Who typically gets the first read of your work?
My wife Sara hears passages and chapters. She doesn’t sugar-coat anything, but she’s from the Midwest, so even her harshest criticism sounds sweet. When there’s a complete manuscript, I send it to my bud Thomas Deininger. He’s a visual artist and an excellent reader. We grew up together in the Boston area amongst a circle of friends who like to brutally ego-check other. I know I can trust him to give me an honest take. My writer friends Colette Sartor and David Schuman have read versions of the current novel along the way, and I’m very thankful for their support.
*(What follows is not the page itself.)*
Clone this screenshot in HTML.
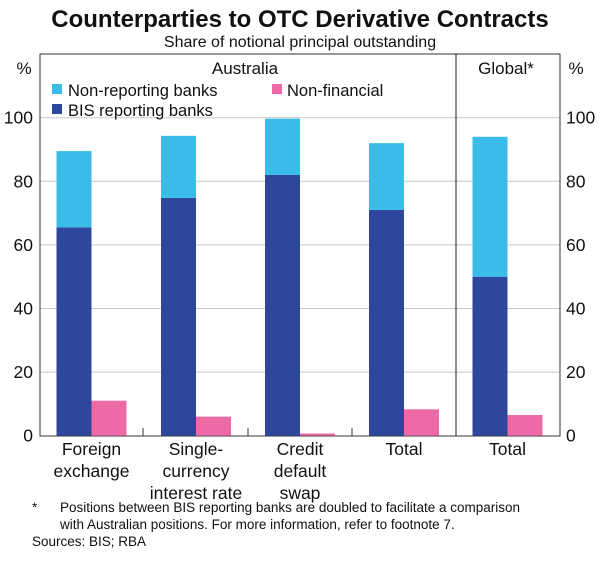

What are you reading right now?
I teach rhetoric and writing at Loyola Marymount University. Being of Italian descent, I’ve always had an interest in fascism, how it seduces individuals and entire nations. It’s such an invasive ideology, more so than democracy. People welcome it into their lives without realizing it. The rhetorical arts course that I teach at LMU incorporates the Jesuit value of Eloquentia Perfecta: the good person speaking and writing well for the common good. It seeks to democratize the teaching of composition and oration. It’s an interdisciplinary class with equal parts politics and exposition. I like to keep my course fresh, so I’m always reading books on fascism, demagoguery, and sophistry. Right now, I’m reading Barthes’ Mythologies. I’m also reading Ambient Rhetoric by Thomas Rickert, and Still Life with Rhetoric by Laurie Gries. Of course, I’m always reading something about Diebenkorn and the other Bay Area figurative painters.

 

EUGENIO VOLPE is the author of the novella The Message. His writing has appeared in Post Road, Salamander, BULL, VICE, and other publications. He is a PEN Discovery winner. Born in raised in the Boston area, he now resides in Los Angeles with his wife and son. He teaches rhetoric and writing at Loyola Marymount University.